1. Field of the Invention
The present invention relates to an electrostatic capacitive pressure sensor and more particularly to an electrostatic capacitive pressure sensor employing silicon diaphragms.
2. Description of the Related Art
FIG. 1 is a sectional view of a conventional electrostatic capacitive pressure sensor.
As shown in FIG. 1, a thin diaphragm portion 1 is prepared by supersonic machining or by etching the central portion of one side of a silicon flat plate. A metal pad 3 (e.g., of Al, Au or Mo) is formed on the diaphragm 1 from which a lead wire 13 extends. A borosilicate glass base 2 whose coefficient of thermal expansion is close to that of silicon (3.2.times.10.sup.-6 /C..degree.) is provided with a through-hole electrode 4 made of Cr-Au, Cr-Ni-Au or the like and is bonded to the thick portion of the silicon diaphragm 1 through a known electrostatic bonding method, so that a measuring chamber 15 is formed. A metal pipe 7 of Kovar (produced by Westinghouse Electric Corp.) or Fe-Ni may be bonded onto the borosilicate glass base 2 with a junction layer 6 whose coefficient of thermal expansion is as low as 5.times.10.sup.-6 /C..degree. to form a port for introducing pressure P.

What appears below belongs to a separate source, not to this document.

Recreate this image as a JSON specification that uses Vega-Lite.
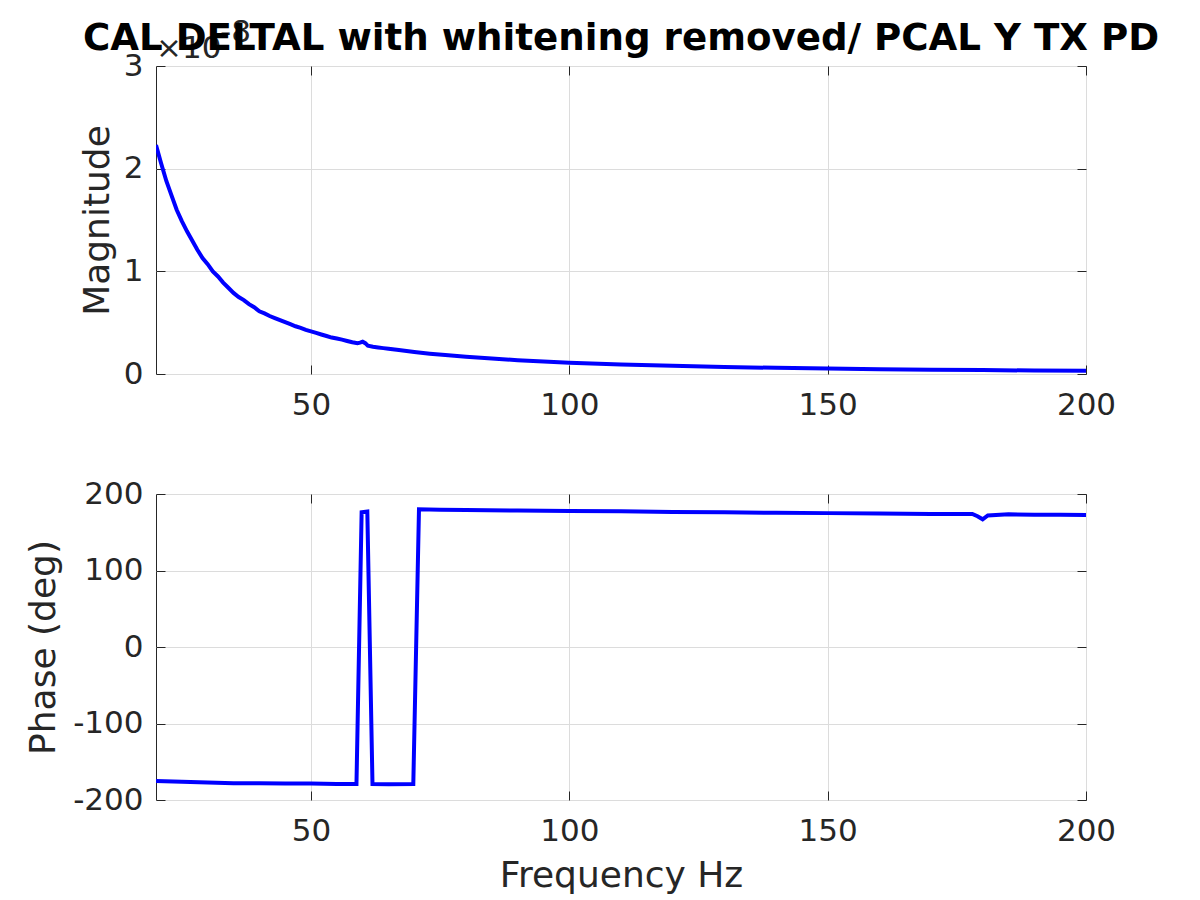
{
  "$schema": "https://vega.github.io/schema/vega-lite/v6.json",
  "background": "white",
  "padding": {"left": 25, "top": 16, "right": 10, "bottom": 5},
  "spacing": 56,
  "config": {
    "font": "DejaVu Sans",
    "view": {"stroke": "#262626", "strokeWidth": 1},
    "axis": {
      "labelFont": "DejaVu Sans", "labelFontSize": 31, "labelColor": "#262626",
      "titleFont": "DejaVu Sans", "titleFontSize": 36, "titleFontWeight": "normal", "titleColor": "#262626",
      "gridColor": "#dcdcdc", "gridWidth": 1, "domain": false,
      "tickColor": "#262626", "tickSize": -9, "tickWidth": 1,
      "labelFlush": false, "labelOverlap": false, "labelBound": false
    }
  },
  "datasets": {
    "mag": [
      {"freq": 20, "mag": 2.23e-8}, {"freq": 21, "mag": 2.05e-8}, {"freq": 22, "mag": 1.88e-8},
      {"freq": 23, "mag": 1.74e-8}, {"freq": 24, "mag": 1.60e-8}, {"freq": 25, "mag": 1.49e-8},
      {"freq": 26, "mag": 1.39e-8}, {"freq": 27, "mag": 1.30e-8}, {"freq": 28, "mag": 1.21e-8},
      {"freq": 29, "mag": 1.13e-8}, {"freq": 30, "mag": 1.07e-8}, {"freq": 31, "mag": 1.00e-8},
      {"freq": 32, "mag": 0.95e-8}, {"freq": 33, "mag": 0.89e-8}, {"freq": 34, "mag": 0.84e-8},
      {"freq": 35, "mag": 0.79e-8}, {"freq": 36, "mag": 0.75e-8}, {"freq": 37, "mag": 0.72e-8},
      {"freq": 38, "mag": 0.68e-8}, {"freq": 39, "mag": 0.65e-8}, {"freq": 40, "mag": 0.61e-8},
      {"freq": 41, "mag": 0.59e-8}, {"freq": 42, "mag": 0.565e-8}, {"freq": 43, "mag": 0.545e-8},
      {"freq": 44, "mag": 0.525e-8}, {"freq": 45, "mag": 0.505e-8}, {"freq": 46, "mag": 0.485e-8},
      {"freq": 47, "mag": 0.465e-8}, {"freq": 48, "mag": 0.45e-8}, {"freq": 49, "mag": 0.43e-8},
      {"freq": 50, "mag": 0.415e-8}, {"freq": 51, "mag": 0.40e-8}, {"freq": 52, "mag": 0.385e-8},
      {"freq": 53, "mag": 0.37e-8}, {"freq": 54, "mag": 0.355e-8}, {"freq": 55, "mag": 0.345e-8},
      {"freq": 56, "mag": 0.335e-8}, {"freq": 57, "mag": 0.322e-8}, {"freq": 58, "mag": 0.31e-8},
      {"freq": 59, "mag": 0.30e-8}, {"freq": 59.5, "mag": 0.305e-8}, {"freq": 60, "mag": 0.315e-8},
      {"freq": 60.5, "mag": 0.30e-8}, {"freq": 61, "mag": 0.275e-8}, {"freq": 62, "mag": 0.265e-8},
      {"freq": 63, "mag": 0.258e-8}, {"freq": 64, "mag": 0.252e-8}, {"freq": 65, "mag": 0.245e-8},
      {"freq": 67, "mag": 0.233e-8}, {"freq": 70, "mag": 0.215e-8}, {"freq": 73, "mag": 0.198e-8},
      {"freq": 76, "mag": 0.184e-8}, {"freq": 80, "mag": 0.167e-8}, {"freq": 85, "mag": 0.150e-8},
      {"freq": 90, "mag": 0.135e-8}, {"freq": 95, "mag": 0.122e-8}, {"freq": 100, "mag": 0.110e-8},
      {"freq": 110, "mag": 0.093e-8}, {"freq": 120, "mag": 0.080e-8}, {"freq": 130, "mag": 0.069e-8},
      {"freq": 140, "mag": 0.060e-8}, {"freq": 150, "mag": 0.053e-8}, {"freq": 160, "mag": 0.047e-8},
      {"freq": 170, "mag": 0.042e-8}, {"freq": 180, "mag": 0.038e-8}, {"freq": 190, "mag": 0.034e-8},
      {"freq": 200, "mag": 0.031e-8}
    ],
    "phase": [
      {"freq": 20, "phase": -175}, {"freq": 25, "phase": -176}, {"freq": 30, "phase": -177},
      {"freq": 35, "phase": -178}, {"freq": 40, "phase": -178}, {"freq": 45, "phase": -178.5},
      {"freq": 50, "phase": -178.5}, {"freq": 55, "phase": -179}, {"freq": 58.8, "phase": -179},
      {"freq": 59.8, "phase": 176}, {"freq": 60.9, "phase": 177}, {"freq": 61.9, "phase": -179},
      {"freq": 65, "phase": -179.5}, {"freq": 69.8, "phase": -179}, {"freq": 70.9, "phase": 180},
      {"freq": 75, "phase": 179.5}, {"freq": 80, "phase": 179}, {"freq": 90, "phase": 178.5},
      {"freq": 100, "phase": 177.8}, {"freq": 110, "phase": 177.5}, {"freq": 120, "phase": 176.5},
      {"freq": 130, "phase": 176}, {"freq": 140, "phase": 175.5}, {"freq": 150, "phase": 175},
      {"freq": 160, "phase": 174.5}, {"freq": 170, "phase": 174}, {"freq": 178, "phase": 174},
      {"freq": 179, "phase": 171}, {"freq": 180, "phase": 167}, {"freq": 181, "phase": 172},
      {"freq": 185, "phase": 173.5}, {"freq": 190, "phase": 173}, {"freq": 195, "phase": 173},
      {"freq": 200, "phase": 172.5}
    ],
    "corner": [{"freq": 20, "mag": 3e-8}]
  },
  "vconcat": [
    {
      "width": 930, "height": 308,
      "title": {"text": "CAL DELTAL with whitening removed/ PCAL Y TX PD", "fontSize": 37.2, "fontWeight": "bold", "color": "#000000", "anchor": "middle", "frame": "group", "baseline": "alphabetic", "offset": -70},
      "resolve": {"axis": {"x": "independent", "y": "independent"}},
      "layer": [
        {
          "data": {"name": "mag"},
          "mark": {"type": "line", "color": "#0000ff", "strokeWidth": 4, "clip": true},
          "encoding": {
            "x": {"field": "freq", "type": "quantitative", "scale": {"domain": [20, 200], "nice": false, "zero": false},
                  "axis": {"values": [50, 100, 150, 200], "title": null, "labelPadding": 25, "grid": true}},
            "y": {"field": "mag", "type": "quantitative", "scale": {"domain": [0, 3e-8], "nice": false},
                  "axis": {"values": [0, 1e-8, 2e-8, 3e-8], "labelExpr": "''+round(datum.value*1e8)", "title": "Magnitude", "labelPadding": 22, "titlePadding": 7, "grid": true}}
          }
        },
        {
          "data": {"name": "corner"},
          "mark": {"type": "text", "text": "×10", "align": "left", "baseline": "alphabetic", "dx": 0, "dy": -8, "fontSize": 31, "color": "#262626", "clip": false},
          "encoding": {
            "x": {"field": "freq", "type": "quantitative", "axis": {"orient": "top", "values": [50, 100, 150, 200], "labels": false, "title": null, "grid": false}},
            "y": {"field": "mag", "type": "quantitative", "axis": {"orient": "right", "values": [0, 1e-8, 2e-8, 3e-8], "labels": false, "title": null, "grid": false}}
          }
        },
        {
          "data": {"name": "corner"},
          "mark": {"type": "text", "text": "-8", "align": "left", "baseline": "alphabetic", "dx": 64, "dy": -24, "fontSize": 31, "color": "#262626", "clip": false},
          "encoding": {
            "x": {"field": "freq", "type": "quantitative", "axis": null},
            "y": {"field": "mag", "type": "quantitative", "axis": null}
          }
        }
      ]
    },
    {
      "width": 930, "height": 306,
      "data": {"name": "phase"},
      "resolve": {"axis": {"x": "independent", "y": "independent"}},
      "layer": [
        {
          "mark": {"type": "line", "color": "#0000ff", "strokeWidth": 4, "clip": true},
          "encoding": {
            "x": {"field": "freq", "type": "quantitative", "scale": {"domain": [20, 200], "nice": false, "zero": false},
                  "axis": {"values": [50, 100, 150, 200], "title": "Frequency Hz", "labelPadding": 25, "titlePadding": 12, "grid": true}},
            "y": {"field": "phase", "type": "quantitative", "scale": {"domain": [-200, 200], "nice": false},
                  "axis": {"values": [-200, -100, 0, 100, 200], "labelExpr": "''+datum.value", "title": "Phase (deg)", "labelPadding": 22, "titlePadding": 10, "grid": true}}
          }
        },
        {
          "mark": {"type": "line", "opacity": 0},
          "encoding": {
            "x": {"field": "freq", "type": "quantitative", "axis": {"orient": "top", "values": [50, 100, 150, 200], "labels": false, "title": null, "grid": false}},
            "y": {"field": "phase", "type": "quantitative", "axis": {"orient": "right", "values": [-200, -100, 0, 100, 200], "labels": false, "title": null, "grid": false}}
          }
        }
      ]
    }
  ]
}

The above-described conventional sensor has many disadvantages and drawbacks. Although the reproducibility of the measuring gap between the silicon diaphragm 1 and the electrode 4 is superior according to the electrostatic bonding method, there is a loss of airtightness because of foam left in the junction (the portions that have not been coupled).
There is an alternate method to the electrostatic coupling method of bonding the silicon diaphragm 1 and the glass base 2. In this alternate method, glass is applied to the electrostatic junction 8 of FIG. 1, the glass having a low coefficient of thermal expansion. However, the gap between the diaphragm and the electrode is difficult to reproduce with high dimensional accuracy, although airtightness is excellent. Particularly when the pressure sensor is intended for miniaturization, the gap should be as small as 10 .mu.m or less and it is almost impossible to provide a gap as small as 10 .mu.m or less with the preferred reproducibility. Although a thin film of Cr-Ni-Au may be deposited and formed on the borosilicate glass 2 through evaporation by making use of the Au-Si eutectic reaction, the measuring gap is also difficult to accurately reproduce.
Because a pair of opposite electrodes are used for measurement, the dielectric constant of the pressure medium within the measuring chamber is affected by temperature. Consequently, the resulting temperature characteristics of the sensor are bad, which makes it impossible to obtain a signal properly proportional to the pressure.
An object of the present invention is to provide a highly accurate electrostatic capacitive pressure sensor in terms of temperature characteristics, and more particularly to provide an electrostatic capacitive pressure sensor having a gap between a silicon diaphragm and an electrode which can be reproduced with high accuracy and efficiency. A further object of the present invention is to airtightly bond the pressure introducing chamber.